Читаем Мордовский марафон полностью

В сентябре я впервые послал тебе нормальное письмо (вот которое конфисковано-то), то есть такое, какие пишут миллионы людей, миллионы счастливцев, переписка которых если и перлюстрируется, то, во всяком случае, не пресекается. Ничего криминального там, клянусь, не было. Да я и не антисоветчик, в классическом понимании этого слова, то есть я не только не горю желанием свергать советскую власть, но и пальцем не шевельну ради этого, так как признаю ее объективную обусловленность, известную правомерность и правоту - правоту клыкастого хищника, который не может без крови, но которого не только невозможно убить, но даже, наверное, и нельзя, дабы не нарушить хрупкого экологического равновесия. И все, что остается, это поскорее убраться из его джунглей, держаться от них подальше, но и зорко следить, чтобы он не прокрался в деревню. Я стараюсь трезво смотреть на жизнь и отделять желаемое от действительного. Русский вариант государственного социализма объясняется глубокими национальными корнями, а если что-то и не имеет опоры в национальной истории, то пятьдесят пять послереволюционных лет - достаточно много, чтобы придать прочность традиции тому, что когда-то было кабинетной выдумкой. Два или три последних поколения уже не мыслят себя вне этой системы. Они брюзжат по мелочам, но глубоко заблуждается тот, кто усмотрит в этом брюзжании посягательство на саму систему; для русского брюзжание на барина - форма верноподданничества, если у американца в крови громкоголосое восхваление своей страны, то русскому свойственно хмыкать и хаять ("Чужие земли похвалой стоят, а русская и хайкой крепка будет"). Это мощный социально-политический организм, угроза стабильности которого возможна только извне; его голубые антитела бесшумно и проворно пожирают все нарушающие баланс бактерии; единственная болезнь, против которой у него нет абсолютного иммунитета, американо-китайский грипп. Но тут я не судья, не вещун и не знаю, что чего лучше и стоит ли игра свеч. Да и какой глупец ныне решится произнести окончательное слово!

Вместе с тем, выбрав себя в качестве определенной личности, я целиком на стороне той системы, которая менее насилует естественную и духовную природу человека, оставляя ему шанс на достойное существование. Я ее не идеализирую, но, не желая сходить с почвы объективности, я все же не хочу уподобиться напыщенно-важному в своей ничтожности миротворцу из коммунальной квартиры, который, отдавая должное всем кухонным ратоборцам, наделяет всех признанием за ними их жалких крох правоты. Я говорю одним: я с вами, но это не значит, что ваши неправды, бардак и зло не мучают меня; я говорю другим: я против вас и даже то, в чем вы правы и хороши, не отменяет моего противостояния вам.
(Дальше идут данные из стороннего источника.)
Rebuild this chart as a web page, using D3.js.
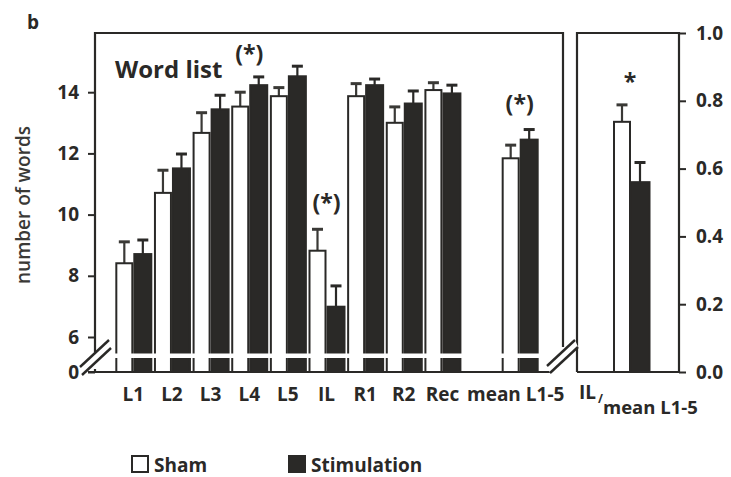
<!DOCTYPE html>
<html><head><meta charset="utf-8">
<script src="https://cdn.jsdelivr.net/npm/d3@7"></script>
<style>
html,body{margin:0;padding:0;background:#fff;}
svg{display:block;font-family:"Open Sans",sans-serif;}
</style></head>
<body>
<svg id="chart" width="731" height="477"></svg>
<script>
// ---- data ----
const categories = ["L1","L2","L3","L4","L5","IL","R1","R2","Rec","mean L1-5"];
const shamValues = [8.41, 10.71, 12.67, 13.53, 13.87, 8.82, 13.87, 13.0, 14.07, 11.84];
const shamErrors = [0.70, 0.74, 0.66, 0.47, 0.28, 0.70, 0.41, 0.52, 0.24, 0.43];
const stimValues = [8.71, 11.51, 13.44, 14.23, 14.52, 6.99, 14.23, 13.63, 13.96, 12.45];
const stimErrors = [0.46, 0.47, 0.46, 0.27, 0.33, 0.68, 0.20, 0.41, 0.27, 0.33];
const leftTicks = [0, 6, 8, 10, 12, 14];
const ratioCategory = ["IL/mean L1-5"];
const ratioSham = [0.738];
const ratioShamErr = [0.05];
const ratioStim = [0.56];
const ratioStimErr = [0.058];
const rightTicks = [0.0, 0.2, 0.4, 0.6, 0.8, 1.0];
const annotations = [
  {cat: "L4", text: "(*)", y: 62},
  {cat: "IL", text: "(*)", y: 211},
  {cat: "mean L1-5", text: "(*)", y: 112}
];
const seriesNames = ["Sham", "Stimulation"];

// ---- layout ----
const DARK = "#2a2927";
const svg = d3.select("#chart");
const topPx = 33, base = 372;
const L = {x0: 95, x1: 563};
const R = {x0: 577, x1: 679};

const y = d3.scaleLinear().domain([0, 6, 16]).range([base, 337, 31]);
const y2 = d3.scaleLinear().domain([0, 1]).range([base, topPx]);
const slotDomain = [...categories.slice(0, 9), "_gap", categories[9]];
const x = d3.scaleBand().domain(slotDomain).range([114, 539]).padding(0);
const cx = c => x(c) + x.bandwidth() / 2;
const x2 = d3.scaleBand().domain(ratioCategory).range([R.x0, R.x1]).padding(0);
const cx2 = c => x2(c) + x2.bandwidth() / 2 + 2;

// ---- bars (left) ----
const data = categories.map((c, i) => ({c, sham: shamValues[i], se: shamErrors[i], stim: stimValues[i], te: stimErrors[i]}));
const g = svg.append("g");

function bar(sel, xs, w, v, fill) {
  sel.append("rect").attr("x", xs).attr("width", w)
    .attr("y", v).attr("height", base - v)
    .attr("fill", fill).attr("stroke", DARK).attr("stroke-width", 2);
}
function err(sel, xc, vTop, vErr, col) {
  sel.append("line").attr("x1", xc).attr("x2", xc).attr("y1", vTop).attr("y2", vErr)
    .attr("stroke", col).attr("stroke-width", 2.2);
  sel.append("line").attr("x1", xc - 5.5).attr("x2", xc + 5.5).attr("y1", vErr).attr("y2", vErr)
    .attr("stroke", col).attr("stroke-width", 3);
}
data.forEach(d => {
  const c = cx(d.c);
  err(g, c - 9, y(d.sham), y(d.sham + d.se), "#3a3936");
  err(g, c + 9.5, y(d.stim), y(d.stim + d.te), DARK);
  bar(g, c - 17, 16, y(d.sham), "#fff");
  bar(g, c + 1, 17, y(d.stim), DARK);
});

// ---- bars (right) ----
const rc = cx2(ratioCategory[0]);
err(g, rc - 8, y2(ratioSham[0]), y2(ratioSham[0] + ratioShamErr[0]), "#3a3936");
err(g, rc + 10, y2(ratioStim[0]), y2(ratioStim[0] + ratioStimErr[0]), DARK);
bar(g, rc - 16, 16, y2(ratioSham[0]), "#fff");
bar(g, rc + 0.5, 19, y2(ratioStim[0]), DARK);

// white break band through left bars
g.append("rect").attr("x", 97).attr("width", 455).attr("y", 353.5).attr("height", 4.5).attr("fill", "#fff");

// ---- frames ----
const fr = svg.append("g").attr("stroke", DARK).attr("stroke-width", 2.2).attr("fill", "none");
fr.append("path").attr("d", `M${L.x0},352 V${topPx} H${L.x1} V347`);
fr.append("path").attr("d", `M${L.x0},369 V${base}`);
fr.append("path").attr("d", `M88,${base} H551`);
fr.append("path").attr("d", `M${R.x0},${base} V${topPx} H${R.x1} V${base} H${R.x0}`);

// break marks
function brk(x1, y1, x2_, y2_, dx, dy) {
  svg.append("path").attr("d", `M${x1},${y1} L${x2_},${y2_} L${x2_+dx},${y2_+dy} L${x1+dx},${y1+dy} Z`).attr("fill", "#fff");
  svg.append("line").attr("x1", x1).attr("y1", y1).attr("x2", x2_).attr("y2", y2_).attr("stroke", DARK).attr("stroke-width", 2.4);
  svg.append("line").attr("x1", x1 + dx).attr("y1", y1 + dy).attr("x2", x2_ + dx).attr("y2", y2_ + dy).attr("stroke", DARK).attr("stroke-width", 2.4);
}
brk(80, 367, 109, 340, 2, 8);
brk(547, 366, 575, 340, 3, 7);

// ---- axes ----
const ax = svg.append("g").attr("transform", `translate(${L.x0},0)`)
  .call(d3.axisLeft(y).tickValues(leftTicks).tickSize(7).tickPadding(9).tickFormat(d3.format("d")));
ax.select(".domain").remove();
ax.selectAll(".tick line").attr("stroke", DARK).attr("stroke-width", 2);
ax.selectAll(".tick text").attr("fill", DARK).style("font-size", "19px").style("font-weight", 700);

const ax2 = svg.append("g").attr("transform", `translate(${R.x1},0)`)
  .call(d3.axisRight(y2).tickValues(rightTicks).tickSize(7).tickPadding(10).tickFormat(d3.format(".1f")));
ax2.select(".domain").remove();
ax2.selectAll(".tick line").attr("stroke", DARK).attr("stroke-width", 2);
ax2.selectAll(".tick text").attr("fill", DARK).style("font-size", "19px").style("font-weight", 700);
svg.selectAll(".tick text").attr("font-family", "Open Sans");

// x labels
svg.append("g").selectAll("text").data(categories).join("text")
  .attr("x", d => cx(d) + (d === "mean L1-5" ? -4 : 0)).attr("y", 401).attr("text-anchor", "middle")
  .attr("fill", DARK).style("font-size", "19px").style("font-weight", 700)
  .text(d => d);

const parts = ratioCategory[0].split("/");
const rlStyle = s => s.attr("fill", DARK).style("font-weight", 700);
rlStyle(svg.append("text").attr("x", 579).attr("y", 399).style("font-size", "19px").text(parts[0]));
rlStyle(svg.append("text").attr("x", 598).attr("y", 403).style("font-size", "12px").text("/"));
rlStyle(svg.append("text").attr("x", 603).attr("y", 414).style("font-size", "18.5px").text(parts[1]));

// annotations
svg.append("g").selectAll("text").data(annotations).join("text")
  .attr("x", d => cx(d.cat)).attr("y", d => d.y).attr("text-anchor", "middle")
  .attr("fill", DARK).style("font-size", "23px").style("font-weight", 700).text(d => d.text);
svg.append("text").attr("x", rc).attr("y", 90).attr("text-anchor", "middle")
  .attr("fill", DARK).style("font-size", "23px").style("font-weight", 700).text("*");

// titles
svg.append("text").attr("x", 115).attr("y", 78).attr("fill", DARK)
  .style("font-size", "24px").style("font-weight", 700).text("Word list");
svg.append("text").attr("x", 27).attr("y", 29).attr("fill", DARK)
  .style("font-size", "19px").style("font-weight", 700).text("b");
svg.append("text").attr("transform", "translate(30,205) rotate(-90)").attr("text-anchor", "middle")
  .attr("fill", "#3a3936").style("font-size", "19px").style("font-weight", 600).text("number of words");

// legend
const lg = svg.append("g");
const legX = [132, 289];
seriesNames.forEach((n, i) => {
  lg.append("rect").attr("x", legX[i]).attr("y", 456).attr("width", 16).attr("height", 16)
    .attr("fill", i === 0 ? "#fff" : DARK).attr("stroke", DARK).attr("stroke-width", 2);
  lg.append("text").attr("x", legX[i] + 22).attr("y", 472).attr("fill", DARK)
    .style("font-size", "19px").style("font-weight", 700).text(n);
});
</script>
</body></html>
Впрочем, я забрел несколько в сторону. Речь шла о письме. Только пять дней назад я узнал, что оно конфисковано. Пришлось прибегнуть к испытанному арестантскому средству. На четвертый день, то есть вчера, прикатил прокурор Ганичев (я его с 1961 года знаю - такая циничная мразь, что дальше некуда) - в основном для того, чтобы сообщить мне, что ему совершенно понятно, почему я сижу: "С таким образом мыслей вам не место на свободе - только в лагере... Жаль, что наш потолок всего 15 лет". (Нет страшней провинциальных патриотов! Они, поверишь ли, даже осмеливаются критиковать саму центральную власть - но всегда справа.) Однако, опасаясь, что моя голодовка затянется и будет поддержана другими, он разрешил мне написать новое письмо (вместо конфискованного), что я и делаю. Только на этот раз оно обойдется без цензуры.

Ну, чтобы ты поотчетливее представила себе мои условия, я вкратце обрисую нашу новую зону. Когда мы - чего-чего ни перевидавшие - впервые ступили на ее территорию, наши лица вытянулись: "Неужели в этой крысиной клетке нам придется сидеть?!" - до того неприглядна и тесна эта зона, разбитая на кое-как засыпанном шлаком болоте. Ведь не на один же год!..

Вот я тебе ее сейчас изображу.

Общая площадь вроде бы солидна, но мы же не на каторге времен Достоевского, который, как помнишь, подходил к забору и выглядывал наружу, и не в обычном лагере. Пятнадцать часов (а в воскресенье - двадцать три) мы проводим в камере, восемь часов - в цеху и час на одном из трех прогулочных двориков. Остальная часть зоны для нас под запретом.